Origami itself is known as the Japanese art of Paper Folding. It actually was 'invented' in China around the first or second century, and migrated to Japan around the sixth.
It is believed to have spread to Europe through the Moors, to have appeared in Spain somewhere between the 10th and the 13th century, and to have spread further in Europe as time progressed.
It finally reached the United States and the United Kingdom in the 19th century, where it gave birth to Mathematical Origami.
A better history is available at http://tqjunior.thinkquest.org/5402/history.html?tqskip=1
In 1945, in the United States, people started to look at origami from a mathematical point of view. From there, the great adventure started. People started to publish axiom sets, proofs about origami models, and other such things.
The most powerful set of axioms known today is from Humiaki Huzita, and was published in his paper "Understanding Geometry through Origami Axioms", published in "Proceedings of the First International Conference on Origami in Education and Therapy". The conference was held in Italy, in 1992.

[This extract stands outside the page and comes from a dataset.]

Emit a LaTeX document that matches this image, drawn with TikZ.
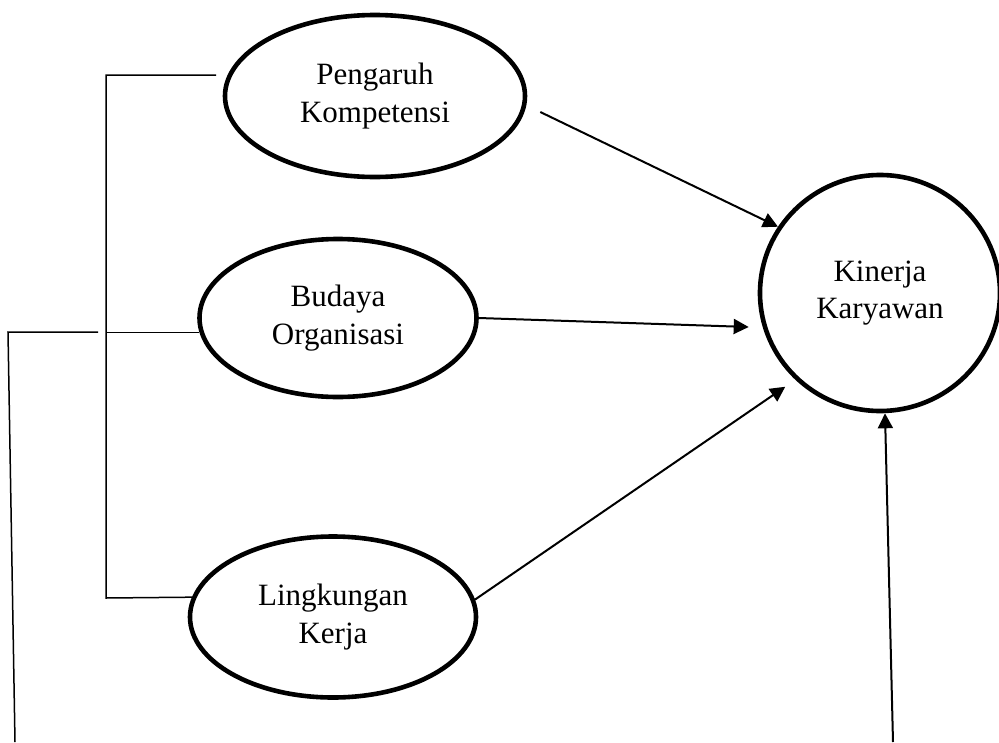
\documentclass[tikz,border=0pt]{standalone}
\usepackage{fontspec}
\setmainfont{Liberation Serif}
\usetikzlibrary{arrows.meta,shapes.geometric,calc}
\tikzset{
    varbox/.style={draw, ellipse, line width=4.6pt, inner sep=0pt, align=center,
        font=\fontsize{31}{37.5}\selectfont},
    varline/.style={line width=1.5pt},
    vararrow/.style={-{Triangle[length=15pt,width=15pt]}, line width=2pt}
}

\begin{document}
\begin{tikzpicture}[x=1pt, y=-1pt]
\useasboundingbox (0,0) rectangle (999,742);
% variables
\node[varbox, minimum width=300pt, minimum height=162pt] (komp) at (375,96) {Pengaruh\\Kompetensi};
\node[varbox, minimum width=277pt, minimum height=158pt] (budaya) at (338,318) {Budaya\\Organisasi};
\node[varbox, minimum width=286pt, minimum height=161pt] (lingk) at (333,617) {Lingkungan\\Kerja};
\node[varbox, minimum width=240pt, minimum height=236pt] (kinerja) at (880,293) {Kinerja\\Karyawan};
% free ends
\coordinate (kompIn) at (216,75);
\coordinate (brTop) at (106,75);
\coordinate (brBot) at (106,598);
\coordinate (leftIn) at (98,332);
\coordinate (leftCorner) at (8,332);
\coordinate (leftEnd) at (15,742);
\coordinate (rightEnd) at (893,742);
% bracket on the left
\draw[varline] (kompIn) -- (brTop) -- (brBot) -- (lingk.172);
\draw[varline] (brTop |- budaya.186) -- (budaya.186);
\draw[varline] (leftIn) -- (leftCorner) -- (leftEnd);
% arrows
\draw[vararrow] ([xshift=13pt,yshift=-16pt]komp.east) -- (kinerja.147);
\draw[vararrow] (budaya.east) -- ([xshift=-9pt,yshift=-34pt]kinerja.west);
\draw[vararrow] (lingk.7) -- ([xshift=-9pt,yshift=-8pt]kinerja.225);
\draw[vararrow] (rightEnd) -- ([xshift=5pt]kinerja.south);
\end{tikzpicture}
\end{document}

A better and more thorough history is available at http://www.paperfolding.com/history/
Computational Origami is Origami seen by a computer scientist. That is, Origami explored with the purpose of designing algorithms to solve Origami problems, proving the universality of some problems (proving that a solution always exist) and the intractability (cannot be solved by computers in a reasonable amount of time, for non-trivial instances of the problem) of other problems (or worse, of the same problems!)
The current work in Computational Origami is well summarized by Erik Demaine, at his webpage.